* Begin Data lines *

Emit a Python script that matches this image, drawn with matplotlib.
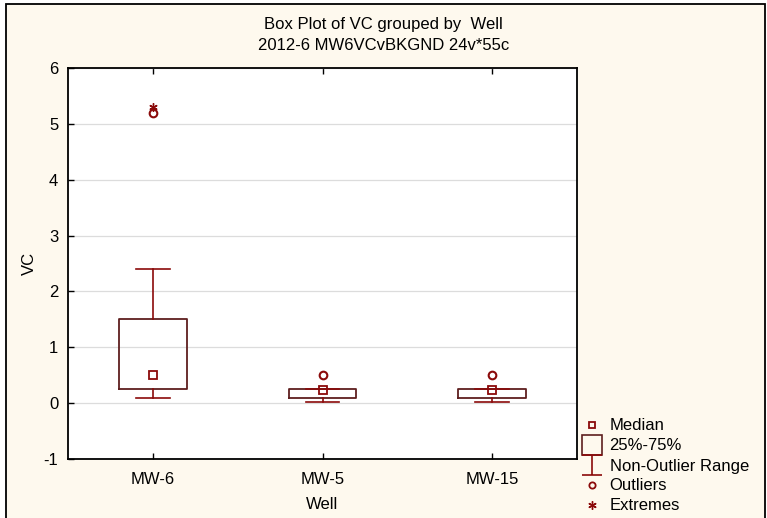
import matplotlib
matplotlib.use("Agg")
import matplotlib.pyplot as plt
from matplotlib.lines import Line2D
from matplotlib.patches import Rectangle
from matplotlib.path import Path

plt.rcParams['font.family'] = ['Liberation Sans', 'DejaVu Sans']
plt.rcParams['axes.unicode_minus'] = False

# box plot statistics for VC by well
wells = ['MW-6', 'MW-5', 'MW-15']
medians = [0.5, 0.24, 0.24]
q1 = [0.25, 0.1, 0.1]
q3 = [1.5, 0.25, 0.25]
whisk_lo = [0.1, 0.02, 0.02]
whisk_hi = [2.4, 0.25, 0.25]
outliers = [[5.2], [0.5], [0.5]]
extremes = [[5.3], [], []]

box_col = '#5E1F1F'
red = '#8B0A0A'
panel_col = '#FEF9EE'

fig = plt.figure(figsize=(7.67, 5.18), dpi=100)
fig.patch.set_facecolor('white')

# cream panel behind everything
fig.add_artist(Rectangle((6 / 767, -0.1), (765 - 6) / 767, 1.1 - 4.5 / 518,
                         transform=fig.transFigure, facecolor=panel_col,
                         edgecolor='black', linewidth=1.3, zorder=-5))

ax = fig.add_axes([68 / 767, 1 - 459 / 518, (577 - 68) / 767, (459 - 68) / 518])
ax.set_facecolor('white')

positions = list(range(1, len(wells) + 1))
stats = []
for i, w in enumerate(wells):
    stats.append(dict(label=w, med=medians[i], q1=q1[i], q3=q3[i],
                      whislo=whisk_lo[i], whishi=whisk_hi[i], fliers=[]))

ax.bxp(stats, positions=positions, widths=0.4, capwidths=0.2,
       showfliers=False, patch_artist=False,
       boxprops=dict(color=box_col, linewidth=1.3),
       whiskerprops=dict(color=red, linewidth=1.2),
       capprops=dict(color=red, linewidth=1.2),
       medianprops=dict(linestyle='none'))

ax.plot(positions, medians, ls='none', marker='s', ms=6, mfc='none',
        mec=red, mew=1.3, zorder=4)
for p, vals in zip(positions, outliers):
    ax.plot([p] * len(vals), vals, ls='none', marker='o', ms=5.5, mfc='none',
            mec=red, mew=1.5, zorder=4)
for p, vals in zip(positions, extremes):
    ax.plot([p] * len(vals), vals, ls='none', marker=(6, 2, 0), ms=6,
            color=red, mew=1.0, zorder=4)

ax.set_xlim(0.5, 3.5)
ax.set_ylim(-1, 6)
ax.set_yticks(range(-1, 7))
ax.set_xticks(positions)
ax.set_xticklabels(wells)
ax.yaxis.grid(True, color='#DCDCDC', linewidth=0.9)
ax.set_axisbelow(True)
ax.tick_params(axis='y', direction='in', length=4, width=1, pad=7, labelsize=12)
ax.tick_params(axis='x', direction='in', length=4, width=1, pad=9, labelsize=12,
               top=True)
for s in ax.spines.values():
    s.set_linewidth(1.3)

ax.set_xlabel('Well', fontsize=12)
ax.set_ylabel('VC', fontsize=12)
ax.xaxis.set_label_coords(0.5, -0.098)
ax.yaxis.set_label_coords(-0.062, 0.5)

fig.text(0.5, 1 - 25 / 518, 'Box Plot of VC grouped by  Well', ha='center',
         va='center', fontsize=12)
fig.text(0.5, 1 - 45 / 518, '2012-6 MW6VCvBKGND 24v*55c', ha='center',
         va='center', fontsize=12)

# legend keys
ibeam = Path([(-1, 1), (1, 1), (0, 1), (0, -1), (-1, -1), (1, -1)],
             [Path.MOVETO, Path.LINETO, Path.MOVETO, Path.LINETO,
              Path.MOVETO, Path.LINETO])
handles = [
    Line2D([], [], ls='none', marker='s', ms=5, mfc='none', mec=red, mew=1.3),
    Line2D([], [], ls='none', marker='s', ms=15, mfc='none', mec=box_col, mew=1.2),
    Line2D([], [], ls='none', marker=ibeam, ms=14, color=red, mew=1.2),
    Line2D([], [], ls='none', marker='o', ms=4.5, mfc='none', mec=red, mew=1.3),
    Line2D([], [], ls='none', marker=(6, 2, 0), ms=6, color=red, mew=1.0),
]
labels = ['Median', '25%-75%', 'Non-Outlier Range', 'Outliers', 'Extremes']
fig.legend(handles, labels, loc='center left',
           bbox_to_anchor=(582 / 767, 1 - 466 / 518), frameon=False,
           fontsize=12, handlelength=1.2, handletextpad=0.45,
           labelspacing=0.3, borderpad=0, borderaxespad=0)

fig.savefig('out.png', dpi=100)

* End Data lines *

Requirements - Copy nothing but the lines from the first one in the listing through the line with "whislo=whisk_lo[i], whishi=whisk_hi[i], fliers=[]))", and omit the pictures.

Expected answer -
Emit a Python script that matches this image, drawn with matplotlib.
import matplotlib
matplotlib.use("Agg")
import matplotlib.pyplot as plt
from matplotlib.lines import Line2D
from matplotlib.patches import Rectangle
from matplotlib.path import Path

plt.rcParams['font.family'] = ['Liberation Sans', 'DejaVu Sans']
plt.rcParams['axes.unicode_minus'] = False

# box plot statistics for VC by well
wells = ['MW-6', 'MW-5', 'MW-15']
medians = [0.5, 0.24, 0.24]
q1 = [0.25, 0.1, 0.1]
q3 = [1.5, 0.25, 0.25]
whisk_lo = [0.1, 0.02, 0.02]
whisk_hi = [2.4, 0.25, 0.25]
outliers = [[5.2], [0.5], [0.5]]
extremes = [[5.3], [], []]

box_col = '#5E1F1F'
red = '#8B0A0A'
panel_col = '#FEF9EE'

fig = plt.figure(figsize=(7.67, 5.18), dpi=100)
fig.patch.set_facecolor('white')

# cream panel behind everything
fig.add_artist(Rectangle((6 / 767, -0.1), (765 - 6) / 767, 1.1 - 4.5 / 518,
                         transform=fig.transFigure, facecolor=panel_col,
                         edgecolor='black', linewidth=1.3, zorder=-5))

ax = fig.add_axes([68 / 767, 1 - 459 / 518, (577 - 68) / 767, (459 - 68) / 518])
ax.set_facecolor('white')

positions = list(range(1, len(wells) + 1))
stats = []
for i, w in enumerate(wells):
    stats.append(dict(label=w, med=medians[i], q1=q1[i], q3=q3[i],
                      whislo=whisk_lo[i], whishi=whisk_hi[i], fliers=[]))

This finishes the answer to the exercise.